The Story of Mwaiseni Community
In early 1999 the Ministry of Education in Zambia’s Community School initiative was in full swing. They were looking for young and willing volunteers to work alongside trained teachers across Zambia in small community schools. Esnart, from Mwaiseni answered the call. Esnart knew of the struggles in her community and the difficulties many children would face without an education. Equipped with a few teaching materials and only a week’s worth of training, Esnart began to teach grades 1 to 7 in the local community hall near the market in town. Word soon began to spread of the amazing work being done in the school. Children were eager to learn and spoke very highly of their teacher. Esnart and the children were visited on a regular basis by community leadership, local radio stations and caring individuals who wanted to hear their stories.
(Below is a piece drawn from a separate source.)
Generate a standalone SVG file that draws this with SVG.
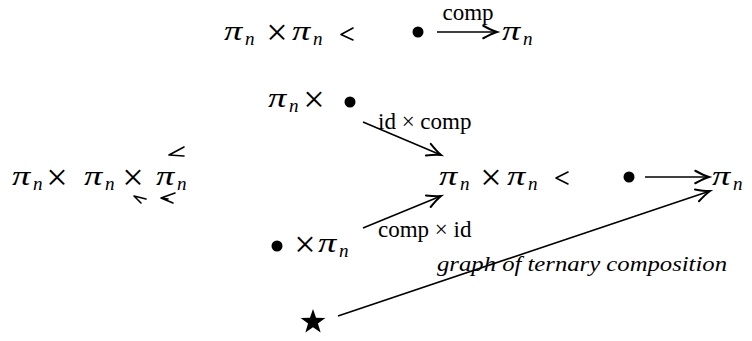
<svg xmlns="http://www.w3.org/2000/svg" width="752" height="341" viewBox="0 0 752 341">
<style>
.pi{font-family:"Liberation Serif","DejaVu Serif",serif;font-style:italic;font-size:27px;fill:#000}
.sub{font-family:"Liberation Serif","DejaVu Serif",serif;font-style:italic;font-size:19px;fill:#000}
.op{font-family:"Liberation Serif","DejaVu Serif",serif;font-size:38px;fill:#000;text-anchor:middle}
.lbl{font-family:"Liberation Serif","DejaVu Serif",serif;font-size:23px;fill:#000}
.it{font-family:"Liberation Serif","DejaVu Serif",serif;font-style:italic;font-size:21px;fill:#000}
.tip{fill:none;stroke:#000;stroke-width:1.6;stroke-linecap:round;stroke-linejoin:round}
.edge{fill:none;stroke:#000;stroke-width:1.6}
.dot{fill:#000}
</style>
<defs>
<marker id="ah" markerUnits="userSpaceOnUse" markerWidth="20" markerHeight="20" viewBox="-12 -8 14 16" refX="0" refY="0" orient="auto">
<path d="M-11,-5 Q-4,-1.2 0,0 Q-4,1.2 -11,5" fill="none" stroke="#000" stroke-width="1.6" stroke-linecap="round"/>
</marker>
</defs>

<g id="n_top_pair">
<text class="pi" transform="translate(224,40) scale(1.35,1)">π</text><text class="sub" x="245" y="45">n</text>
<text class="op" x="277" y="45">×</text>
<text class="pi" transform="translate(292,40) scale(1.35,1)">π</text><text class="sub" x="313" y="45">n</text>
<path class="tip" d="M353,28 L341,34.5 L353,40"/>
</g>
<g id="n_top_dot"><circle class="dot" cx="418" cy="32" r="5.5"/></g>
<g id="n_top_pi">
<text class="pi" transform="translate(502,40) scale(1.35,1)">π</text><text class="sub" x="523" y="45">n</text>
</g>

<g id="n_pi_dot">
<text class="pi" transform="translate(268,107) scale(1.35,1)">π</text><text class="sub" x="289" y="112">n</text>
<text class="op" x="314" y="112">×</text>
<circle class="dot" cx="350" cy="102" r="5.5"/>
</g>

<g id="n_triple">
<text class="pi" transform="translate(12,185) scale(1.35,1)">π</text><text class="sub" x="33" y="190">n</text>
<text class="op" x="57" y="190">×</text>
<text class="pi" transform="translate(84,185) scale(1.35,1)">π</text><text class="sub" x="105" y="190">n</text>
<text class="op" x="133" y="190">×</text>
<text class="pi" transform="translate(156,185) scale(1.35,1)">π</text><text class="sub" x="177" y="190">n</text>
<path class="tip" d="M184,147 L169,155 L184,156"/>
<path class="tip" d="M146,199 L134,196 L141,203"/>
<path class="tip" d="M175,193 L161,198 L173,203 M161,198 L168,199"/>
</g>

<g id="n_mid_pair">
<text class="pi" transform="translate(439,185) scale(1.35,1)">π</text><text class="sub" x="460" y="190">n</text>
<text class="op" x="491" y="190">×</text>
<text class="pi" transform="translate(507,185) scale(1.35,1)">π</text><text class="sub" x="528" y="190">n</text>
<path class="tip" d="M568,172 L556,178 L568,184"/>
</g>
<g id="n_mid_dot"><circle class="dot" cx="629" cy="177" r="5.5"/></g>
<g id="n_mid_pi">
<text class="pi" transform="translate(712,185) scale(1.35,1)">π</text><text class="sub" x="733" y="190">n</text>
</g>

<g id="n_dot_pi">
<circle class="dot" cx="277" cy="246" r="5.5"/>
<text class="op" x="305" y="257">×</text>
<text class="pi" transform="translate(318,252) scale(1.35,1)">π</text><text class="sub" x="339" y="257">n</text>
</g>

<g id="n_star">
<polygon class="dot" points="313,309 316.06,317.79 325.36,317.98 317.95,323.61 320.64,332.52 313,327.2 305.36,332.52 308.05,323.61 300.64,317.98 309.94,317.79"/>
</g>

<g id="connectors">
<line class="edge" x1="437" y1="32" x2="497" y2="32" marker-end="url(#ah)"/>
<text class="lbl" x="468" y="20" text-anchor="middle">comp</text>
<line class="edge" x1="363" y1="122" x2="441" y2="155" marker-end="url(#ah)"/>
<text class="lbl" x="378" y="129">id × comp</text>
<line class="edge" x1="363" y1="228" x2="441" y2="196" marker-end="url(#ah)"/>
<text class="lbl" x="378" y="237">comp × id</text>
<line class="edge" x1="645" y1="177" x2="709" y2="177" marker-end="url(#ah)"/>
<line class="edge" x1="338" y1="316" x2="710" y2="191" marker-end="url(#ah)"/>
<text class="it" x="437" y="271" textLength="290" lengthAdjust="spacingAndGlyphs">graph of ternary composition</text>
</g>
</svg>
Children currently supported: 150
Number of Care Workers: 23
Coordinator Name: ackim
Distance from Kitwe Local Office: 6 km
Basic Services Started: 2013
But with all of this positive attention came negative speculation as well. Members of the community, who were assigned to monitor community development, tried to take over the school. Esnart fought hard for her students but eventually lost the battle. Under new leadership, the school’s attendance was low, children received poor exam marks and after five years, the school was closed. Esnart remembers many occasions in those five years when community members came to her, begging her to reopen a school. But Esnart was so discouraged by what had happened that she did not want to teach again.
In 2007 Blessings Sambo from the local Hands at Work office in Kitwe identified Mwaiseni as one of the poorest areas with extreme vulnerability. They began to walk regularly in the community, talking to church leaders and asking them questions. They often heard of Esnart and the work she had done in the local community school and they knew they had to meet this lady. Blessings built a relationship with Esnart, meeting with her on a weekly basis and together doing home visits in the community. As they walked together, he shared with her Hands at Work’s vision to see the local churches unite as Christ’s body to care for the most vulnerable children. Esnart heard the vision and was stirred into action. She mobilised compassionate and loving men and women from Mwaiseni to walk alongside her to visit the children.
In order to address the most essential needs of an orphaned or vulnerable child in Mwaiseni, Esnart was asked by her fellow Care Workers to open up a school again. She not only agreed to do this, but also opened up her own home as a classroom for the children. She began to educate and feed 14 of the most vulnerable children in the community. Today, the school has grown to 86 children aged from 3 to 15 years.
In July of 2013, Mapalo Community Based Organisation was born. In partnership with Hands at Work, they began to provide the 3 Essential Services of food, health care and education to 50 of the most vulnerable children. In 2014, this number increased to 100 children and now provides for 150 children.
Although there is a small clinic, it does not have enough medicine to meet the needs of the community. People are referred to the general hospital or given prescriptions for medication, both of which are unaffordable. The CBO supports chilren like Mulubwa* and others by providing clinic visits, which relieves some of the health issues. Sufficient water is also a problem in Mwaiseni, as there are only a few access points to serve the whole community. Renovations have been completed to transform the Care Point into a Life Centre which includes a safe environment for the children to play and eat in, a shelter to sit under and eat when it is raining, and a place for Care Workers to meet.
At only 20 years old, Mary cares for her six-year-old niece, Mulubwa, since the death of Mulubwa’s mother. Mary finished grade 12 last year, and is unable to meet Mulubwa’s needs. Being a young household, Mulubwa is at risk of abuse and illiteracy. Mulubwa’s Care Worker, Gertrude, has been helping Mulubwa since her mother was sick, providing her with food and visits to the clinic. With love and support from Gertrude, Mulubwa is learning how to interact with other children
The Hands at Work office in Kitwe currently supports seven Community Based Organisations, which exist to care for the most vulnerable in their communities. The office provides training, networking, and encouragement to those Community Based Organisations like Mapalo. It also gives administrative support, including helping with funding proposals, monitoring and evaluation, bookkeeping and reporting to donors.